▸ Task directions: From the listing below, restate word for word the lines from the line containing "Reproduce this chart with Plotly." down through the line containing "0.008, 0.010, 0.022]". Exclude pictures.

▸ Items:
-----

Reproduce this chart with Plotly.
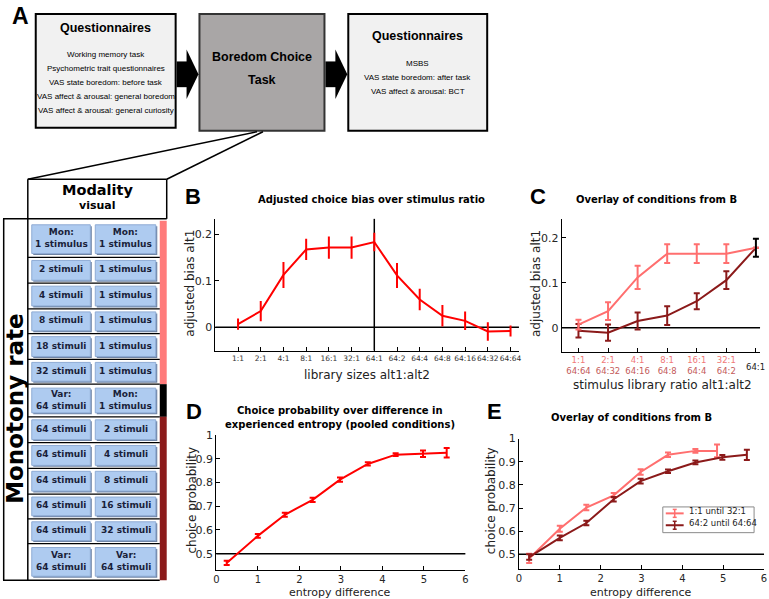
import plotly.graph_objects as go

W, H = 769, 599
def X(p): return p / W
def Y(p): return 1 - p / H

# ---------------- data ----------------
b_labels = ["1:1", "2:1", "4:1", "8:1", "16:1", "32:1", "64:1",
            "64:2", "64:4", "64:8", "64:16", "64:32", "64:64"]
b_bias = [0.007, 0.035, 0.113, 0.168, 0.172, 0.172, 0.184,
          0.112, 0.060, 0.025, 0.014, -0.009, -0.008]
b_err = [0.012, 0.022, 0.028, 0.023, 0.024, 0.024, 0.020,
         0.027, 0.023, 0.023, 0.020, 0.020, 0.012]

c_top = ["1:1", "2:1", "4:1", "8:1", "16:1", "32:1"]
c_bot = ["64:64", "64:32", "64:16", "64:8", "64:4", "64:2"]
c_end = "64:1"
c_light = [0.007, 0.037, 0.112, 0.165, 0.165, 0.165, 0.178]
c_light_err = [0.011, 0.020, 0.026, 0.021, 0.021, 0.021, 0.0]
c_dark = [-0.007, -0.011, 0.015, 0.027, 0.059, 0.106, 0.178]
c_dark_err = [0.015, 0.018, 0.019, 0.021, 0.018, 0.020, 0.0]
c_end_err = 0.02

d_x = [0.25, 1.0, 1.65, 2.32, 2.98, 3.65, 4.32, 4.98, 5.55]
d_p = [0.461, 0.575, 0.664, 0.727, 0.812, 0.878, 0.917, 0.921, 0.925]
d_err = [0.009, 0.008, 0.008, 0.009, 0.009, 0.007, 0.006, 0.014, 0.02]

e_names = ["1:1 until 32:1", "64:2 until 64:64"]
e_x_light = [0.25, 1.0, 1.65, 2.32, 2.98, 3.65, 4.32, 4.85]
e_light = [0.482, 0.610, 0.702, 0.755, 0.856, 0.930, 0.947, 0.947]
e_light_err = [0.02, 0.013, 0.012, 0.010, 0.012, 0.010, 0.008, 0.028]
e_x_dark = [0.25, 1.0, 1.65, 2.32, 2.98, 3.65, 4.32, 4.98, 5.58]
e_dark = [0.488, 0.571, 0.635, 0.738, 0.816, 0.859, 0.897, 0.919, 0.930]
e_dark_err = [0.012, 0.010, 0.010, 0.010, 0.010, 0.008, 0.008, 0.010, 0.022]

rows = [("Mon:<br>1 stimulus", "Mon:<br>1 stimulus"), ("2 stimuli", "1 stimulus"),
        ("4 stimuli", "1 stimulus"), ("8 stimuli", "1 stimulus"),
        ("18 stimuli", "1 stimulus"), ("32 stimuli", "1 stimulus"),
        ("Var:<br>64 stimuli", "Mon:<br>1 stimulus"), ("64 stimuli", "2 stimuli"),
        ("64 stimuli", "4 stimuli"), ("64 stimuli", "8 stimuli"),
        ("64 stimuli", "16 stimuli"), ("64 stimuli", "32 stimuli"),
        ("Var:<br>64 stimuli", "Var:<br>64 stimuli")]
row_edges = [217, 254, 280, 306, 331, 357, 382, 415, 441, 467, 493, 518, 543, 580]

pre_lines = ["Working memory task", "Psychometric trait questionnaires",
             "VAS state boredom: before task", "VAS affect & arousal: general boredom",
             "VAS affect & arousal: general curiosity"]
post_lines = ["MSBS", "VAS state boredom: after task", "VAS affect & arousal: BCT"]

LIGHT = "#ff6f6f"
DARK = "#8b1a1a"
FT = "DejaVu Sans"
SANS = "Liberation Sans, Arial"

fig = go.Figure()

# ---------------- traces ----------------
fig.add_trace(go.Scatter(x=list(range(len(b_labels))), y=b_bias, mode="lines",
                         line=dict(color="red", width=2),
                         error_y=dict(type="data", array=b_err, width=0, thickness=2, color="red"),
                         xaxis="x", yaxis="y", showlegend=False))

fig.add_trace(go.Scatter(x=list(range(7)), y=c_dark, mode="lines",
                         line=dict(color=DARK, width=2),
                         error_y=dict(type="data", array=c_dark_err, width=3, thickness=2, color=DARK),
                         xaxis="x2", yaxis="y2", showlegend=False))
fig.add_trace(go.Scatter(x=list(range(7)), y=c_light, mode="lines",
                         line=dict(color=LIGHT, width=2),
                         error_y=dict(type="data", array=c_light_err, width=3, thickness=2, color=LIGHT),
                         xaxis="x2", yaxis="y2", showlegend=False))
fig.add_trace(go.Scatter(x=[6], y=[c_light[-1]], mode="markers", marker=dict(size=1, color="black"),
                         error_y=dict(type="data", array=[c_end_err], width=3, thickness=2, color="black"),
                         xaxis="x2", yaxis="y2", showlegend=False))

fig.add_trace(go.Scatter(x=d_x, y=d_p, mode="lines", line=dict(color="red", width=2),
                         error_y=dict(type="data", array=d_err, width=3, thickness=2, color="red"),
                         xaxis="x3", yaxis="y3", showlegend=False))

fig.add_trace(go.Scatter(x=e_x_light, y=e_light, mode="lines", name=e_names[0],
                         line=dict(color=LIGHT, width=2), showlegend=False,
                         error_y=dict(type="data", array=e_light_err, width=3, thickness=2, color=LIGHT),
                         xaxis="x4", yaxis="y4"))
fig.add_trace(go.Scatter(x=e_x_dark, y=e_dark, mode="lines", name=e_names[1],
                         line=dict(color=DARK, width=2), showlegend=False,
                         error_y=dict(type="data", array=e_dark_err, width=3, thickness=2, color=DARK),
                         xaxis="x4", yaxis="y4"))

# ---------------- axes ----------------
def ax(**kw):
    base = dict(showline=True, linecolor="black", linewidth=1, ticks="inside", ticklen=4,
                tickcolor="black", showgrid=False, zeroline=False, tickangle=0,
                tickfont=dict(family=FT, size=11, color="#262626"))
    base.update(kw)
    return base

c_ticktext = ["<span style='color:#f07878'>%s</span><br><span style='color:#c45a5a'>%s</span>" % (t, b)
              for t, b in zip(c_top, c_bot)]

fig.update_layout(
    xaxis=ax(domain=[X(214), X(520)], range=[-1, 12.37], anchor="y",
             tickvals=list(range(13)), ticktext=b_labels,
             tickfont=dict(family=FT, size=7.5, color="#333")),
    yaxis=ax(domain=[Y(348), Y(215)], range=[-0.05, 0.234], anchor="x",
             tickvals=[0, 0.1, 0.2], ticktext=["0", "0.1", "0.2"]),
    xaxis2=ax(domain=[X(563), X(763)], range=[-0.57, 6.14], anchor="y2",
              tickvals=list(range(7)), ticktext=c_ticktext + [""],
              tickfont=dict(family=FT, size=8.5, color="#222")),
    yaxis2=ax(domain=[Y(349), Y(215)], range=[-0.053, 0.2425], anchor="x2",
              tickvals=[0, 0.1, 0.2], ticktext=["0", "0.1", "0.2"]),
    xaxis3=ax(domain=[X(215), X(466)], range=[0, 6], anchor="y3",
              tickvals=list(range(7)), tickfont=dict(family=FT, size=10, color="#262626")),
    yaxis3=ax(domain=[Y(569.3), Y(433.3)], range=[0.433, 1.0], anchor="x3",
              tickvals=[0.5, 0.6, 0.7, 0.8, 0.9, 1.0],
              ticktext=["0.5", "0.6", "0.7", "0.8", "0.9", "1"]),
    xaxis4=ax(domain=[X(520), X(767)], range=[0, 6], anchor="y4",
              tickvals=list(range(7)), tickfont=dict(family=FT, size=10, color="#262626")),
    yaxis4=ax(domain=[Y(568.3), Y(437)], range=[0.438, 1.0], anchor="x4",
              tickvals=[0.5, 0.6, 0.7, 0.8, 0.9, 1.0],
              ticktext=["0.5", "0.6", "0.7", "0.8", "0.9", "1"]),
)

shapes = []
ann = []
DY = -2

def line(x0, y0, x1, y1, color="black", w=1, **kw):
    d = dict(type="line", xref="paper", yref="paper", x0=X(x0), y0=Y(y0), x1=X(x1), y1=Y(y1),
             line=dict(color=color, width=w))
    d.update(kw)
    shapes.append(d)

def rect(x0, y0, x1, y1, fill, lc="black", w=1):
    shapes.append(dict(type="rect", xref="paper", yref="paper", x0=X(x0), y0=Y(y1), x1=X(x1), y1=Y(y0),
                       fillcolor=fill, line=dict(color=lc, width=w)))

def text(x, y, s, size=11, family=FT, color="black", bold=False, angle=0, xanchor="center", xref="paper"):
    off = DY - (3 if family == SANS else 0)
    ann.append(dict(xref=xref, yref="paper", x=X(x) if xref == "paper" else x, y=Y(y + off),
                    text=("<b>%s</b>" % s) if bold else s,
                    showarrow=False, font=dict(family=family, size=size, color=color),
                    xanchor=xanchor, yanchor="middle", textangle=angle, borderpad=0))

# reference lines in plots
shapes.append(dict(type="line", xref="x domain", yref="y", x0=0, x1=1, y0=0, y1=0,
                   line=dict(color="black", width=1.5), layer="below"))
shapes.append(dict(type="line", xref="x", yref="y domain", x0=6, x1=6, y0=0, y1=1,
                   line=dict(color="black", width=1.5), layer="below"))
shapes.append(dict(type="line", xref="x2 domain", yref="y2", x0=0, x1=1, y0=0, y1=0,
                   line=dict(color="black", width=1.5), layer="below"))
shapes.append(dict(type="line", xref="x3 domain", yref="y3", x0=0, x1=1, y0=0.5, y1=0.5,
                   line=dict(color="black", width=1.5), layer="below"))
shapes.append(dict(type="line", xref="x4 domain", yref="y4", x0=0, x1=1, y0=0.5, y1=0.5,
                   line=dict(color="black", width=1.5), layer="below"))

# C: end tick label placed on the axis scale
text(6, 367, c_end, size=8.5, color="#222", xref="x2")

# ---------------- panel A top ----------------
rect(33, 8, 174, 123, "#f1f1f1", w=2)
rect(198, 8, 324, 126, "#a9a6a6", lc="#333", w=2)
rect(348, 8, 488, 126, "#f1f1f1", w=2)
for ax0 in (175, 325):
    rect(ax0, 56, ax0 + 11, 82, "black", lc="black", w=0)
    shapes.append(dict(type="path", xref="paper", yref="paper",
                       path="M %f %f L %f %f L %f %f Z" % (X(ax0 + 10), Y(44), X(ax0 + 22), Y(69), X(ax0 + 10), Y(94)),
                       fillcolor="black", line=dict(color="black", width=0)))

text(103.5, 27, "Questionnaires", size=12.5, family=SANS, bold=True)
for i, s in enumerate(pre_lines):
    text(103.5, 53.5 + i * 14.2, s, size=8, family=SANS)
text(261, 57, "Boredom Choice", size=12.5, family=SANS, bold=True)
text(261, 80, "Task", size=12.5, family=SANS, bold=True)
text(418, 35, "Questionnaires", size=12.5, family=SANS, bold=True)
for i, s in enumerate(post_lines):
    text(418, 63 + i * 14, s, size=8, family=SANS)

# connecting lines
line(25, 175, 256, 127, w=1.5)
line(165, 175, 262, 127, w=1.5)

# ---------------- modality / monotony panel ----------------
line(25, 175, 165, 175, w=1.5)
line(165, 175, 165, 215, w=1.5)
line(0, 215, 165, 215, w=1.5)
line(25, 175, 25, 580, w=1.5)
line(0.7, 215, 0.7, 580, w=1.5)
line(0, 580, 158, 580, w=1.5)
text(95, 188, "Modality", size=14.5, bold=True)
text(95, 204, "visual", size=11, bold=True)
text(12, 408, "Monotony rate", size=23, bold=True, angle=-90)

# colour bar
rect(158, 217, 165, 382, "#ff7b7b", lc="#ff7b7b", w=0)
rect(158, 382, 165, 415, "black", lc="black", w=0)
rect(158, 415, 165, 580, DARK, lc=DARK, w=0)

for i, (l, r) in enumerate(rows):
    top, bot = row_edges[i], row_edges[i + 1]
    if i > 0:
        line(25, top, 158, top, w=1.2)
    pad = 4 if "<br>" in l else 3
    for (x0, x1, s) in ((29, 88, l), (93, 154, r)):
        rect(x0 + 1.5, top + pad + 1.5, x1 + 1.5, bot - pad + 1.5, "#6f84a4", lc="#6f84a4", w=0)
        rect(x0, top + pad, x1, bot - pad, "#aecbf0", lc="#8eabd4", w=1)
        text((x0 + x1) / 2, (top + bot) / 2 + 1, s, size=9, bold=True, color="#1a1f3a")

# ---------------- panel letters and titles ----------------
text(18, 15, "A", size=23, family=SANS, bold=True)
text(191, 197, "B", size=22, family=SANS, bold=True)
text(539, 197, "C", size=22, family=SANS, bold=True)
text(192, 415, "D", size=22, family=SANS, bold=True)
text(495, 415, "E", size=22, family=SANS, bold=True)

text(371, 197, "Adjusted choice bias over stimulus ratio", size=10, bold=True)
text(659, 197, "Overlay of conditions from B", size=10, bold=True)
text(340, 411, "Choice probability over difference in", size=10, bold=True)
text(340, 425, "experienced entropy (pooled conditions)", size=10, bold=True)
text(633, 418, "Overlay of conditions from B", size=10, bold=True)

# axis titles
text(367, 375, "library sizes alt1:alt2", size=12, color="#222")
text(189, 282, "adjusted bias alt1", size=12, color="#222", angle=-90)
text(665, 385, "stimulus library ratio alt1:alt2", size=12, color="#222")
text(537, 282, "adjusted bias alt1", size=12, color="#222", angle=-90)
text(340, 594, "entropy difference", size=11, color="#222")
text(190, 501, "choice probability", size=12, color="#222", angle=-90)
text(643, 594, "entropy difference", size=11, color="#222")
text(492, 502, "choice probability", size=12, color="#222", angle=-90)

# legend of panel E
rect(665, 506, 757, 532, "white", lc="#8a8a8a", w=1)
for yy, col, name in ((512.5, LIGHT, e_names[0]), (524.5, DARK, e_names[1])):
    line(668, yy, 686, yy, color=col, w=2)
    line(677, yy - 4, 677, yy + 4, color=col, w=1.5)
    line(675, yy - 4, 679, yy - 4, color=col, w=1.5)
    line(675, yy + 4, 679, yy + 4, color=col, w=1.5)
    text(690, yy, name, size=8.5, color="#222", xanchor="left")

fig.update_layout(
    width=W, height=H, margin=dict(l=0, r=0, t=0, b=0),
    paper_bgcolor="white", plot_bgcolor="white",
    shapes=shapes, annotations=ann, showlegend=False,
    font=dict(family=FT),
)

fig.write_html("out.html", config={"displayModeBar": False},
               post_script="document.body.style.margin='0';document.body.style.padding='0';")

-----

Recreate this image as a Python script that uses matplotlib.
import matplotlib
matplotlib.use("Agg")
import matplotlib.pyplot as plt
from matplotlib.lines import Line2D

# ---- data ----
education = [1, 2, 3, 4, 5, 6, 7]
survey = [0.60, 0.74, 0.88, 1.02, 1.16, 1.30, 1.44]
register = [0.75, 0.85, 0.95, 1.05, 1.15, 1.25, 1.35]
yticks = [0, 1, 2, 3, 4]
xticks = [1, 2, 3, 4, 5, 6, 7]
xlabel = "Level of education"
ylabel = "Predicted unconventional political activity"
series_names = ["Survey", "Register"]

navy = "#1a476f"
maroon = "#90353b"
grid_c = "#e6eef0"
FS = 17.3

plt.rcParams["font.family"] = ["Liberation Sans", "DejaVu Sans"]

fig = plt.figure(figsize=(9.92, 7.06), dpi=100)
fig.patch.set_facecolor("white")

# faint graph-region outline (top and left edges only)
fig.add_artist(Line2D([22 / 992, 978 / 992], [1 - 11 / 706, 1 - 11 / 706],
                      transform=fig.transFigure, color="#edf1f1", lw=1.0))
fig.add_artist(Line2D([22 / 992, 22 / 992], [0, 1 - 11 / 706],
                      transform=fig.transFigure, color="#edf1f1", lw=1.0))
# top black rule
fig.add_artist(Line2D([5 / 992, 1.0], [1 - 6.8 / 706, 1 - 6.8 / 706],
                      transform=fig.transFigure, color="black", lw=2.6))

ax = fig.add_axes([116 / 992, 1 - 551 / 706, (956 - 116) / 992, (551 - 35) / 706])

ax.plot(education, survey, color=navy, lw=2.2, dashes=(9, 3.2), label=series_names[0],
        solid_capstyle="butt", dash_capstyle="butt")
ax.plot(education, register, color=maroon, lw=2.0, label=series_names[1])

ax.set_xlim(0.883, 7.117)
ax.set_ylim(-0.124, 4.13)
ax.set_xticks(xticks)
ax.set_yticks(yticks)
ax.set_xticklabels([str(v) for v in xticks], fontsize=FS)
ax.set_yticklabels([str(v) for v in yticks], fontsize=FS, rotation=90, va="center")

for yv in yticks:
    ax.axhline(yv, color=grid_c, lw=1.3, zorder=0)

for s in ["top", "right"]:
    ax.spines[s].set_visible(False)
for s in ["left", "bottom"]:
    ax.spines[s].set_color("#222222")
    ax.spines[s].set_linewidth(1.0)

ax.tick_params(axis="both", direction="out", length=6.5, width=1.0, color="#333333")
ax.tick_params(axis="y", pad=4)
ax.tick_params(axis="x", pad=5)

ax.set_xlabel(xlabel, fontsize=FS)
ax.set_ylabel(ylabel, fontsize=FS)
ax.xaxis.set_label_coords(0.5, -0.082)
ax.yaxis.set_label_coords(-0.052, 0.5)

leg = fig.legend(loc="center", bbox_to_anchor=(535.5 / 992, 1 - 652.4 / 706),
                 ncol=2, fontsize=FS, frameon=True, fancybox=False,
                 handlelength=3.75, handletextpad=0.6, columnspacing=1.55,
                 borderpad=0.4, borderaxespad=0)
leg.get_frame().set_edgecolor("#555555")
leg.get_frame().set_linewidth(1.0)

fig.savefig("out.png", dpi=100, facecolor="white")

-----

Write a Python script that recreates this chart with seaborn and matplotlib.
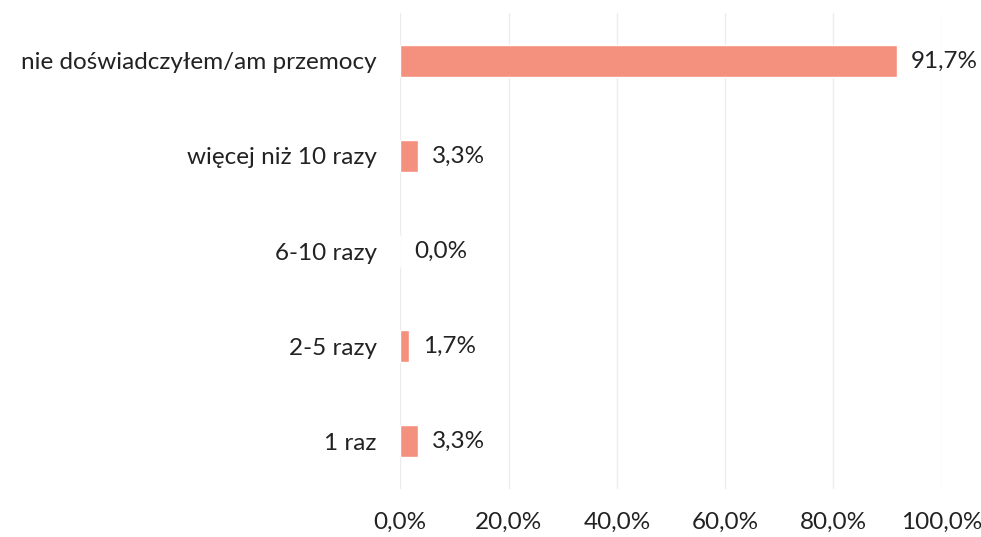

-----

▸ Written response:
Reproduce this chart with Plotly.
import plotly.graph_objects as go

W, H = 769, 599
def X(p): return p / W
def Y(p): return 1 - p / H

# ---------------- data ----------------
b_labels = ["1:1", "2:1", "4:1", "8:1", "16:1", "32:1", "64:1",
            "64:2", "64:4", "64:8", "64:16", "64:32", "64:64"]
b_bias = [0.007, 0.035, 0.113, 0.168, 0.172, 0.172, 0.184,
          0.112, 0.060, 0.025, 0.014, -0.009, -0.008]
b_err = [0.012, 0.022, 0.028, 0.023, 0.024, 0.024, 0.020,
         0.027, 0.023, 0.023, 0.020, 0.020, 0.012]

c_top = ["1:1", "2:1", "4:1", "8:1", "16:1", "32:1"]
c_bot = ["64:64", "64:32", "64:16", "64:8", "64:4", "64:2"]
c_end = "64:1"
c_light = [0.007, 0.037, 0.112, 0.165, 0.165, 0.165, 0.178]
c_light_err = [0.011, 0.020, 0.026, 0.021, 0.021, 0.021, 0.0]
c_dark = [-0.007, -0.011, 0.015, 0.027, 0.059, 0.106, 0.178]
c_dark_err = [0.015, 0.018, 0.019, 0.021, 0.018, 0.020, 0.0]
c_end_err = 0.02

d_x = [0.25, 1.0, 1.65, 2.32, 2.98, 3.65, 4.32, 4.98, 5.55]
d_p = [0.461, 0.575, 0.664, 0.727, 0.812, 0.878, 0.917, 0.921, 0.925]
d_err = [0.009, 0.008, 0.008, 0.009, 0.009, 0.007, 0.006, 0.014, 0.02]

e_names = ["1:1 until 32:1", "64:2 until 64:64"]
e_x_light = [0.25, 1.0, 1.65, 2.32, 2.98, 3.65, 4.32, 4.85]
e_light = [0.482, 0.610, 0.702, 0.755, 0.856, 0.930, 0.947, 0.947]
e_light_err = [0.02, 0.013, 0.012, 0.010, 0.012, 0.010, 0.008, 0.028]
e_x_dark = [0.25, 1.0, 1.65, 2.32, 2.98, 3.65, 4.32, 4.98, 5.58]
e_dark = [0.488, 0.571, 0.635, 0.738, 0.816, 0.859, 0.897, 0.919, 0.930]
e_dark_err = [0.012, 0.010, 0.010, 0.010, 0.010, 0.008, 0.008, 0.010, 0.022]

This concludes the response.